Juntamente com os de John Howe, outro conhecido ilustrador de Tolkien, seus desenhos inspiraram os cenários da superprodução -mais ainda, as encarnações "reais" de Frodo, Sam, Galadriel e Gollum parecem ter criado vida a partir das pinturas de Lee.
Especializado em retratar os mitos do folclore nórdico, sua estréia oficial foi no clássico "Faeries" (1978), de David Larkin, em que divide as ilustrações com o colega Brian Froud. Além de versões da "Ilíada" e da "Odisséia", Lee ilustrou muitas das chamadas lendas arturianas, entre elas, a saga "O Único e Eterno Rei", de T.H. White (1906-64), que a editora W11 começa a trazer agora ao Brasil, com o lançamento da primeira parte, "A Espada na Pedra".
"Tomei contato com "A Espada na Pedra" antes de conhecer "Senhor dos Anéis". Há paralelos óbvios entre os dois: a passagem, por meio de provas e perigos, de uma vida rural e inocente para um papel predestinado de responsabilidade. A semelhança entre Gandalf e Merlin, como as forças motrizes da mudança, os xamãs. O sentimento de perda e melancolia que permeia as duas histórias..."

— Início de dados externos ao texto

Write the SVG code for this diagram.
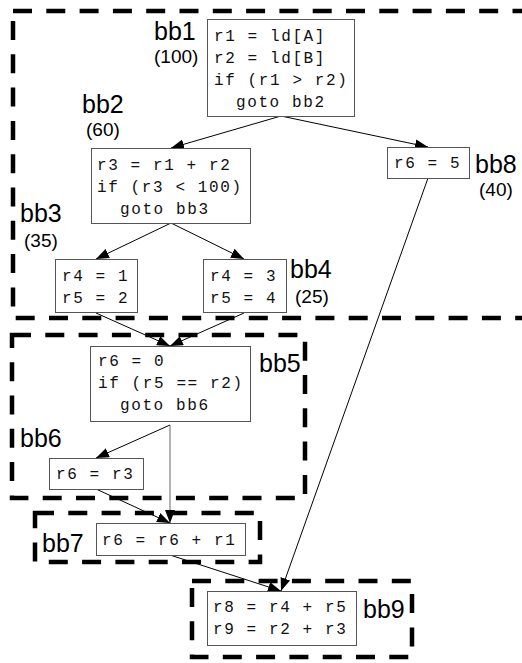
<svg xmlns="http://www.w3.org/2000/svg" width="522" height="663" viewBox="0 0 522 663">
<style>
.region{fill:none;stroke:#000;stroke-width:4.5;stroke-dasharray:19 14.3}
.box{fill:#fff;stroke:#555;stroke-width:1}
.code{font-family:"Liberation Mono","DejaVu Sans Mono",monospace;font-size:16px;letter-spacing:1.6px;fill:#111}
.lbl{font-family:"Liberation Sans",Arial,sans-serif;font-size:25px;fill:#000}
.cnt{font-family:"Liberation Sans",Arial,sans-serif;font-size:19px;fill:#000}
.edge{fill:none;stroke:#000;stroke-width:1;marker-end:url(#arr)}
</style>
<defs>
<marker id="arr" markerUnits="userSpaceOnUse" markerWidth="14" markerHeight="10" refX="13" refY="5" orient="auto">
<path d="M0,0 L13,5 L0,10 Z" fill="#000"/>
</marker>
</defs>
<rect width="522" height="663" fill="#fff"/>
<g id="regions">
<rect class="region" x="13" y="11" width="540" height="307"/>
<rect class="region" x="12" y="335" width="293" height="163"/>
<rect class="region" x="35" y="513" width="225" height="49"/>
<rect class="region" x="192" y="581" width="220" height="76"/>
</g>
<g id="connectors">
<line class="edge" x1="281" y1="116" x2="171" y2="148"/>
<line class="edge" x1="281" y1="116" x2="428" y2="147"/>
<line class="edge" x1="171" y1="223" x2="96" y2="259"/>
<line class="edge" x1="171" y1="223" x2="244" y2="259"/>
<line class="edge" x1="96" y1="313" x2="170" y2="346"/>
<line class="edge" x1="244" y1="313" x2="170" y2="346"/>
<line class="edge" x1="170" y1="425" x2="96" y2="458"/>
<line class="edge" x1="170" y1="425" x2="170" y2="523" style="stroke:#666"/>
<line class="edge" x1="96" y1="489" x2="170" y2="523"/>
<line class="edge" x1="428" y1="178" x2="281" y2="591"/>
<line class="edge" x1="170" y1="555" x2="281" y2="591"/>
</g>
<g id="bb1">
<rect class="box" x="207.5" y="19.5" width="147" height="97"/>
<text class="code" x="214" y="41">r1 = ld[A]</text>
<text class="code" x="214" y="63">r2 = ld[B]</text>
<text class="code" x="214" y="85">if (r1 &gt; r2)</text>
<text class="code" x="236" y="107">goto bb2</text>
<text class="lbl" x="154" y="40">bb1</text>
<text class="cnt" x="154" y="63">(100)</text>
</g>
<g id="bb2">
<rect class="box" x="91.5" y="148.5" width="159" height="75"/>
<text class="code" x="97" y="170">r3 = r1 + r2</text>
<text class="code" x="97" y="192">if (r3 &lt; 100)</text>
<text class="code" x="120" y="214">goto bb3</text>
<text class="lbl" x="82" y="113">bb2</text>
<text class="cnt" x="86" y="136">(60)</text>
</g>
<g id="bb8">
<rect class="box" x="387.5" y="147.5" width="82" height="31"/>
<text class="code" x="394" y="168">r6 = 5</text>
<text class="lbl" x="475" y="173">bb8</text>
<text class="cnt" x="479" y="196">(40)</text>
</g>
<g id="bb3">
<rect class="box" x="55.5" y="259.5" width="82" height="53"/>
<text class="code" x="62" y="281">r4 = 1</text>
<text class="code" x="62" y="303">r5 = 2</text>
<text class="lbl" x="20" y="222">bb3</text>
<text class="cnt" x="24" y="247">(35)</text>
</g>
<g id="bb4">
<rect class="box" x="203.5" y="259.5" width="83" height="53"/>
<text class="code" x="210" y="281">r4 = 3</text>
<text class="code" x="210" y="303">r5 = 4</text>
<text class="lbl" x="290" y="278">bb4</text>
<text class="cnt" x="295" y="303">(25)</text>
</g>
<g id="bb5">
<rect class="box" x="90.5" y="346.5" width="160" height="75"/>
<text class="code" x="98" y="366">r6 = 0</text>
<text class="code" x="98" y="388">if (r5 == r2)</text>
<text class="code" x="120" y="410">goto bb6</text>
<text class="lbl" x="259" y="372">bb5</text>
</g>
<g id="bb6">
<rect class="box" x="49.5" y="458.5" width="94" height="31"/>
<text class="code" x="56" y="479">r6 = r3</text>
<text class="lbl" x="20" y="447">bb6</text>
</g>
<g id="bb7">
<rect class="box" x="96.5" y="523.5" width="149" height="32"/>
<text class="code" x="102" y="545">r6 = r6 + r1</text>
<text class="lbl" x="42" y="552">bb7</text>
</g>
<g id="bb9">
<rect class="box" x="207.5" y="591.5" width="149" height="54"/>
<text class="code" x="213" y="612">r8 = r4 + r5</text>
<text class="code" x="213" y="634">r9 = r2 + r3</text>
<text class="lbl" x="363" y="618">bb9</text>
</g>
</svg>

"A Pedra na Espada" narra os primeiros anos da vida de Wart -que, no futuro, e depois de conseguir arrancar a espada da pedra em questão, se torna o lendário rei Arthur-, além do seu encontro com o mago Merlin. Magos, corujas, espadas, cavaleiros, enfim, uma série de elementos que fazem todo o sentido hoje dado o sucesso de franquias como "Senhor dos Anéis" e "Harry Potter".
"O fato de serem recheadas de feras estranhas e de personagens semi-humanos só acrescenta charme a essas histórias", opina Lee, quando questionado sobre o retorno da fantasia à sala de jantar. "O central nisso tudo são as relações entre os personagens e o seu crescimento ao longo de suas jornadas. São um playground seguro, no qual todos os papéis que tomamos como seriamente desafiadores na vida real podem ser simbolicamente representados e trabalhados. São menos uma fuga da realidade e mais uma preparação para ela. Veja só: se esse fosse o caso, eu deveria estar soberbamente preparado para a vida real, mas definitivamente não estou!"
"Especialmente agora que comecei a pensar em mudar de volta à Inglaterra, tendo de lidar com toda a bagunça que se acumulou nesses seis anos em que estive nessa jornada mágica extraordinária... Bem, depois de um feriado e de uma boa limpeza na casa, certamente voltarei para os meus livros. Pelo menos até a chegada o próximo pacote misterioso", diz.


A ESPADA NA PEDRA. De: T.H. White. Arte: Alan Lee. Lançamento: W11 Editores. Quanto: R$ 37,80 (312 págs.).